* [DIRECTION]
Begin the copy with the line that contains "Write a Python" and end it with the line that contains "tpr_full = [0, 0.3, 0.7, 0.75, 0.8, 0.85, 0.95, 1, 1]". Print these lines exactly and omit all pictures.

---- ENTRIES SUPPLIED

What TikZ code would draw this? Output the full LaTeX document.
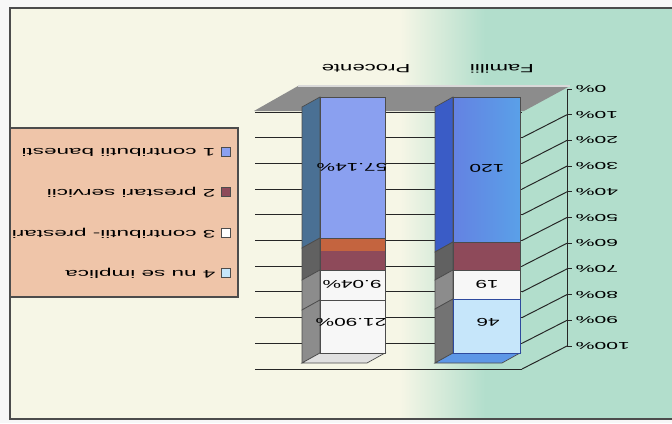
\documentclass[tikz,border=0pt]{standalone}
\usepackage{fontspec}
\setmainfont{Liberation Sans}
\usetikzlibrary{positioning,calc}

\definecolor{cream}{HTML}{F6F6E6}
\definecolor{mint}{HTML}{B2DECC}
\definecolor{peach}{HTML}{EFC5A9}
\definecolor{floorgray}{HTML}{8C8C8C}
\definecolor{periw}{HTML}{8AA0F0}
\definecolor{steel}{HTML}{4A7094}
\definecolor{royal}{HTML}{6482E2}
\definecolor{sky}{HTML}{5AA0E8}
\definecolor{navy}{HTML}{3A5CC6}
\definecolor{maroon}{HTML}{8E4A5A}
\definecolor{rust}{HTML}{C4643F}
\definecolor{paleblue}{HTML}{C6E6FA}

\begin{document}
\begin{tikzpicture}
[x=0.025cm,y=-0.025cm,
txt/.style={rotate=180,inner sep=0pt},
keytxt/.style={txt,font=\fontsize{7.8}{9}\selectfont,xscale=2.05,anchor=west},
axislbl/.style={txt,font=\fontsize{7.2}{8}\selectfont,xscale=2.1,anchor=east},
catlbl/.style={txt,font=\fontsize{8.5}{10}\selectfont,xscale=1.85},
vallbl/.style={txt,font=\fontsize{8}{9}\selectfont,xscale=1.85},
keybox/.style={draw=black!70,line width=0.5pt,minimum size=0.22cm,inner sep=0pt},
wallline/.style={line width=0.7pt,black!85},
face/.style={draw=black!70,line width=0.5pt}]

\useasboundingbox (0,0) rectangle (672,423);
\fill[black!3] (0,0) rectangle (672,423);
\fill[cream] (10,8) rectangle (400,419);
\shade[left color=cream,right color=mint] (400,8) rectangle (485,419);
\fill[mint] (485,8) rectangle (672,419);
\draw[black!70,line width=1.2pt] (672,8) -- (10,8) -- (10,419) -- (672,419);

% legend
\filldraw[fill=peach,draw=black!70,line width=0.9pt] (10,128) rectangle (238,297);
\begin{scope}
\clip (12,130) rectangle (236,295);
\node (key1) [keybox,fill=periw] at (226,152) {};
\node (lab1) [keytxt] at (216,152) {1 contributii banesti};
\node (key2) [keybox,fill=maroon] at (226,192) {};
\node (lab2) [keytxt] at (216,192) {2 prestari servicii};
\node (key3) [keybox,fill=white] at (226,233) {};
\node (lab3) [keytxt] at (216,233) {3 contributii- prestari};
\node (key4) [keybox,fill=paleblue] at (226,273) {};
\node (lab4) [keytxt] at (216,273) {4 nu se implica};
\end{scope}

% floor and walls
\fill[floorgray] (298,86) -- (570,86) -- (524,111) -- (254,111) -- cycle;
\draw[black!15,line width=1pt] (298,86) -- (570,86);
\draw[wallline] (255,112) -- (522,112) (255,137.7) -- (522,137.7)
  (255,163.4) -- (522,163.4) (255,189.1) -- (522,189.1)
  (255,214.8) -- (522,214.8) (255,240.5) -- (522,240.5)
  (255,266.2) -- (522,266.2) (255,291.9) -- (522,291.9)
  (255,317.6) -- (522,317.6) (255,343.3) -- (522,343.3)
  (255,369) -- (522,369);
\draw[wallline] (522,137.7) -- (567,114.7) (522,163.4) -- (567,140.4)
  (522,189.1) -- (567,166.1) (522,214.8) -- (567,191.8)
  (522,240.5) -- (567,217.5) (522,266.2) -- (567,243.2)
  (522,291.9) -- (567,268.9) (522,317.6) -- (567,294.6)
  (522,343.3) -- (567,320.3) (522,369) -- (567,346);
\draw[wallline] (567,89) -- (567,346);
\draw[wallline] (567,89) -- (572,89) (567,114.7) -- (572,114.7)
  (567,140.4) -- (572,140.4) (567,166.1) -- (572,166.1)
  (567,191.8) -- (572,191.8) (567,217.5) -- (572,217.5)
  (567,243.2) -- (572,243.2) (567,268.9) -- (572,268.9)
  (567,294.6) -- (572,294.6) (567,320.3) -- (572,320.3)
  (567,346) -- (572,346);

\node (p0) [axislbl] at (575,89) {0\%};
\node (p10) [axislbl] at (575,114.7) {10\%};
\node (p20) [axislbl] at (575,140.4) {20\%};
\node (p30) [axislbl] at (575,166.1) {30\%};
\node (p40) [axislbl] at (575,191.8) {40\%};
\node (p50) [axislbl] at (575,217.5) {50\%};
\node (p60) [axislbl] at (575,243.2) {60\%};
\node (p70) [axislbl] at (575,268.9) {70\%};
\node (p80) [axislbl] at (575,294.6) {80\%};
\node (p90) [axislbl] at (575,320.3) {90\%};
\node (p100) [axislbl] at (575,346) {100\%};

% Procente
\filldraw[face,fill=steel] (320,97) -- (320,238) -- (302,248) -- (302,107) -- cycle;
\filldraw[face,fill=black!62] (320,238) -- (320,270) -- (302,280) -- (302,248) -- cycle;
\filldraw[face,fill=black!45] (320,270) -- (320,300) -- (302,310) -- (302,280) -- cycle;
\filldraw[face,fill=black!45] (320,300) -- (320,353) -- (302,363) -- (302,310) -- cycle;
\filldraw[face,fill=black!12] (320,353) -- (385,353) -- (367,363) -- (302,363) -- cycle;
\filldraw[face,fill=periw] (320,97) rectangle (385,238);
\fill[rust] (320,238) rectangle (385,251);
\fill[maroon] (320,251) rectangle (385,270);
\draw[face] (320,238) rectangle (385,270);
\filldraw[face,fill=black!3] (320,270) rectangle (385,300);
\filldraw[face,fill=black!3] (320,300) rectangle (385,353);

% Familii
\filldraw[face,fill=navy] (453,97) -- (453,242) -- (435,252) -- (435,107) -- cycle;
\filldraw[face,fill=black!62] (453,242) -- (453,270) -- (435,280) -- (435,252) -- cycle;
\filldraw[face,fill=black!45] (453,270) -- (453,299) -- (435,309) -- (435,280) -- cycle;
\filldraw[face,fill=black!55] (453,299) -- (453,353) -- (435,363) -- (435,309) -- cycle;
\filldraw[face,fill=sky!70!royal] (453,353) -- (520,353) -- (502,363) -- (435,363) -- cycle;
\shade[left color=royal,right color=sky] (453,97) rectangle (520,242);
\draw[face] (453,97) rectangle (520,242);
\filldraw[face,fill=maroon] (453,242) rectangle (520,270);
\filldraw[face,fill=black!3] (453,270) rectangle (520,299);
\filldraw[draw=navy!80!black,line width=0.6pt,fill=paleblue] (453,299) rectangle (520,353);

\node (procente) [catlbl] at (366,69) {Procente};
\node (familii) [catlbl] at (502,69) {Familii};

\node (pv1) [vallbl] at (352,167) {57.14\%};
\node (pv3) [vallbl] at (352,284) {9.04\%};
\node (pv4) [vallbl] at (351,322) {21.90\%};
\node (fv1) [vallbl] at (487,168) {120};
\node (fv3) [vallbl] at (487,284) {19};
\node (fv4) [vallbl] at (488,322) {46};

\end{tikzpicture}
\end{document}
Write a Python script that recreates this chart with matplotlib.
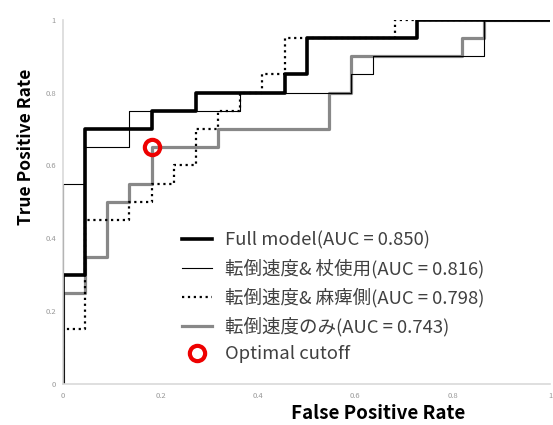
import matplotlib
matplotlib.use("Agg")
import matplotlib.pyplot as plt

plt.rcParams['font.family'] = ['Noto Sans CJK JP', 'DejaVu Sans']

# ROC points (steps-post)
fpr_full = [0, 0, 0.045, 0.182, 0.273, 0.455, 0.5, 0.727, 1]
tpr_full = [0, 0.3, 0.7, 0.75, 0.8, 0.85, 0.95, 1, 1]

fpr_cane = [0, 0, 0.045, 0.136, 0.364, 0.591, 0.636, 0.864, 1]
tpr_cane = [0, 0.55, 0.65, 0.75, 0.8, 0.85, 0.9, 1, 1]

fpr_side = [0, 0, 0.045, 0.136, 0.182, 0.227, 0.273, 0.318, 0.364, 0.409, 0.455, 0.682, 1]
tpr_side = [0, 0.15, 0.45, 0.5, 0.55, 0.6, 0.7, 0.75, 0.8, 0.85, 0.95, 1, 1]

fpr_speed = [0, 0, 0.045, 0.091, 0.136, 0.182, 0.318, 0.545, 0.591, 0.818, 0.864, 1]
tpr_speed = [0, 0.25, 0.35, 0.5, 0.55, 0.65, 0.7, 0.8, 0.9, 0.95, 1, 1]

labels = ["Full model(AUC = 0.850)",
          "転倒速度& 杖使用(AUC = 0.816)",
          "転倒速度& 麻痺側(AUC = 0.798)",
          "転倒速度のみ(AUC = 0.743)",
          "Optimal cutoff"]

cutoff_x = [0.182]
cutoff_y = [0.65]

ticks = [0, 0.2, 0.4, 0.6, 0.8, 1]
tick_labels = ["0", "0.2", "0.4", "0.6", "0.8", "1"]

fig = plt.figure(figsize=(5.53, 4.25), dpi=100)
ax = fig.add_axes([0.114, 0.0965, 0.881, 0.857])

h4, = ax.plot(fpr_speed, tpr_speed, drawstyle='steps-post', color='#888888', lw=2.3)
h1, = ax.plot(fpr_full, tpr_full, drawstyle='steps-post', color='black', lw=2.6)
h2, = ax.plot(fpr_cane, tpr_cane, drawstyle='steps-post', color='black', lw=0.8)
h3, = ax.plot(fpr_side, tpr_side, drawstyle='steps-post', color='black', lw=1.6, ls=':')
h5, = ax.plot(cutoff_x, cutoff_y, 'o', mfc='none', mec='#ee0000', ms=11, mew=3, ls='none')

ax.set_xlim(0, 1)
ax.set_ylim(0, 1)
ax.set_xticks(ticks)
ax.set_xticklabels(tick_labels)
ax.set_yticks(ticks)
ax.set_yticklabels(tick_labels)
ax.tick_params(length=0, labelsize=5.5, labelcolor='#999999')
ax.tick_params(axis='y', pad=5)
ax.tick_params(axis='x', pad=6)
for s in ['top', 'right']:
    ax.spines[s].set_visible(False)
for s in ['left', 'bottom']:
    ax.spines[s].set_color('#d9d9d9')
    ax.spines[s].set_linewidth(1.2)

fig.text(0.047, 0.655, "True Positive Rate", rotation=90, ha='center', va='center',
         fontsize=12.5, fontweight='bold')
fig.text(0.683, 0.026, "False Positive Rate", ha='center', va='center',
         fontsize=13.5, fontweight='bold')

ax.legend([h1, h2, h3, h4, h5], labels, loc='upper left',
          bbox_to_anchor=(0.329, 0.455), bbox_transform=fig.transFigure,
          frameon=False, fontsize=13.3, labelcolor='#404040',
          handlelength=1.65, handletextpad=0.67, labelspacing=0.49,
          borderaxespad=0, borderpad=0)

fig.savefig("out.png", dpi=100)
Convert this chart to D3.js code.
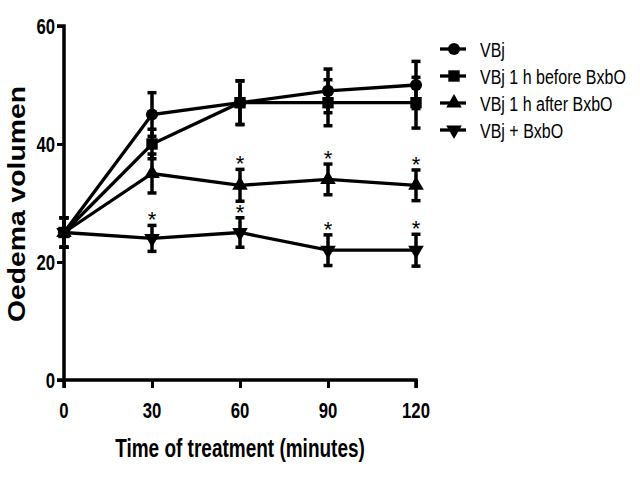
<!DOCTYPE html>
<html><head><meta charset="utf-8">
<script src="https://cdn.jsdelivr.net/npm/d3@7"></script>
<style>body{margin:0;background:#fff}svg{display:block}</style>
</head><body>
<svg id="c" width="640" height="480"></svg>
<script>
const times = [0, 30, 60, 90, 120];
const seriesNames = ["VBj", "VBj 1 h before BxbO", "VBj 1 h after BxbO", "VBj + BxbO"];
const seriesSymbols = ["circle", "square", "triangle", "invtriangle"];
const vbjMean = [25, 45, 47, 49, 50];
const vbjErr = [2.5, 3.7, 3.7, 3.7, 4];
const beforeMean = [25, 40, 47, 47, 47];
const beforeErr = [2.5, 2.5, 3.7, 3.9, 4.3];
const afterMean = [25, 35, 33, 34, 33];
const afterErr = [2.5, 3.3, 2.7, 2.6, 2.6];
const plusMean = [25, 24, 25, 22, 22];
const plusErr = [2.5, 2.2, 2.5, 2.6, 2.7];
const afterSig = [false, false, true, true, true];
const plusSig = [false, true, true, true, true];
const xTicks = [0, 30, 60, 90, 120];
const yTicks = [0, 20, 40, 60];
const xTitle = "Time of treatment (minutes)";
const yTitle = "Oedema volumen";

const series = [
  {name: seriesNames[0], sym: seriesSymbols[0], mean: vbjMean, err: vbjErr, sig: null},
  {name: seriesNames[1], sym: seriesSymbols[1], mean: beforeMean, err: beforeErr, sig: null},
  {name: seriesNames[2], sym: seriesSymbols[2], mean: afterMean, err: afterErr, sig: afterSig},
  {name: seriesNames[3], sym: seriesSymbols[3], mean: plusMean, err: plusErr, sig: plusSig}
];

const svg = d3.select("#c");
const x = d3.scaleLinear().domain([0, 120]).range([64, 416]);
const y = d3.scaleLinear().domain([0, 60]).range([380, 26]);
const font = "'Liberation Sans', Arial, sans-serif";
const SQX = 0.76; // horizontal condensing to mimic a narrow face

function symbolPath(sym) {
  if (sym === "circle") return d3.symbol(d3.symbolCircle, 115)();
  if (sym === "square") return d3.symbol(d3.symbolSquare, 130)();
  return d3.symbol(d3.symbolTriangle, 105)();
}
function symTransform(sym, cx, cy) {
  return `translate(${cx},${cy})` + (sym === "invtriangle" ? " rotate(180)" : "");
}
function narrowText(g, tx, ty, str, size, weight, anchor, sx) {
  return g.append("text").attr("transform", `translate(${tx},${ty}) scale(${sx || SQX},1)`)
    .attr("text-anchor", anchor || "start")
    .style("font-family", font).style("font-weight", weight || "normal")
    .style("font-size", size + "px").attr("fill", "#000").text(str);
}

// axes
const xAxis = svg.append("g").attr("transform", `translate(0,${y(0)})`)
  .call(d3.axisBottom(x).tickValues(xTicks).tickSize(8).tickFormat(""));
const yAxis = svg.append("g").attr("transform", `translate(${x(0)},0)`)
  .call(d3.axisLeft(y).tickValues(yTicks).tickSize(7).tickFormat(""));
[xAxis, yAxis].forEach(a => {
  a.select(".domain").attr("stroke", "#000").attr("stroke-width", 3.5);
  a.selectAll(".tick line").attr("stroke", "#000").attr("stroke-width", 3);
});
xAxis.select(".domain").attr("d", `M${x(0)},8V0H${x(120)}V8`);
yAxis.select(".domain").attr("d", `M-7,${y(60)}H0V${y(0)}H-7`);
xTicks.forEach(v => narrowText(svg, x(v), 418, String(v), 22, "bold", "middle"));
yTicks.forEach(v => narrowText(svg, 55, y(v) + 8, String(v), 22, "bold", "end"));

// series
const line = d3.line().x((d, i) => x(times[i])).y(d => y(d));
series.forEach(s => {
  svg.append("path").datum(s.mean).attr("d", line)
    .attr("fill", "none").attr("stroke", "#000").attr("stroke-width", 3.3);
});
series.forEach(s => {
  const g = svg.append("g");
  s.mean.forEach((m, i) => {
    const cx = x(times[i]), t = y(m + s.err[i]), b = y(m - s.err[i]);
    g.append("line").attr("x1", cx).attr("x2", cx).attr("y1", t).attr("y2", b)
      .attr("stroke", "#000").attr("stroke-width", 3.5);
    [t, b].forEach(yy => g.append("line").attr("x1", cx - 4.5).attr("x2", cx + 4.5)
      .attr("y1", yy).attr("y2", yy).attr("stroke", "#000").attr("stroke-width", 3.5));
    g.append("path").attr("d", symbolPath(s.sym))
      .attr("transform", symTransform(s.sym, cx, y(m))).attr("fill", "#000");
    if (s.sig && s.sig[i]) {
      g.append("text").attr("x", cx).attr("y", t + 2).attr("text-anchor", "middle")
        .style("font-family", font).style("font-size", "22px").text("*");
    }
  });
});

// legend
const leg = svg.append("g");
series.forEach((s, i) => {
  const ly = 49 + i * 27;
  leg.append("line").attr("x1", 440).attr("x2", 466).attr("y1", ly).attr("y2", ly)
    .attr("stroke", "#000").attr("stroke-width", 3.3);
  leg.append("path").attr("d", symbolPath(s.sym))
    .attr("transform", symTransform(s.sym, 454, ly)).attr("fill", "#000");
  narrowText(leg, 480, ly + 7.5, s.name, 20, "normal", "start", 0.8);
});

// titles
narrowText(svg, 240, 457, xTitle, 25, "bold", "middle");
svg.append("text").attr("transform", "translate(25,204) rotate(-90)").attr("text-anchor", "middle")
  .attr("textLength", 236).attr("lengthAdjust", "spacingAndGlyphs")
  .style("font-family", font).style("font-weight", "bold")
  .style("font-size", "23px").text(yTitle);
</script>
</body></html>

--------

* [EXERCISE ANSWER]
Write a Python script that recreates this chart with matplotlib.
import matplotlib
matplotlib.use("Agg")
import matplotlib.pyplot as plt

plt.rcParams['font.family'] = ['Noto Sans CJK JP', 'DejaVu Sans']

# ROC points (steps-post)
fpr_full = [0, 0, 0.045, 0.182, 0.273, 0.455, 0.5, 0.727, 1]
tpr_full = [0, 0.3, 0.7, 0.75, 0.8, 0.85, 0.95, 1, 1]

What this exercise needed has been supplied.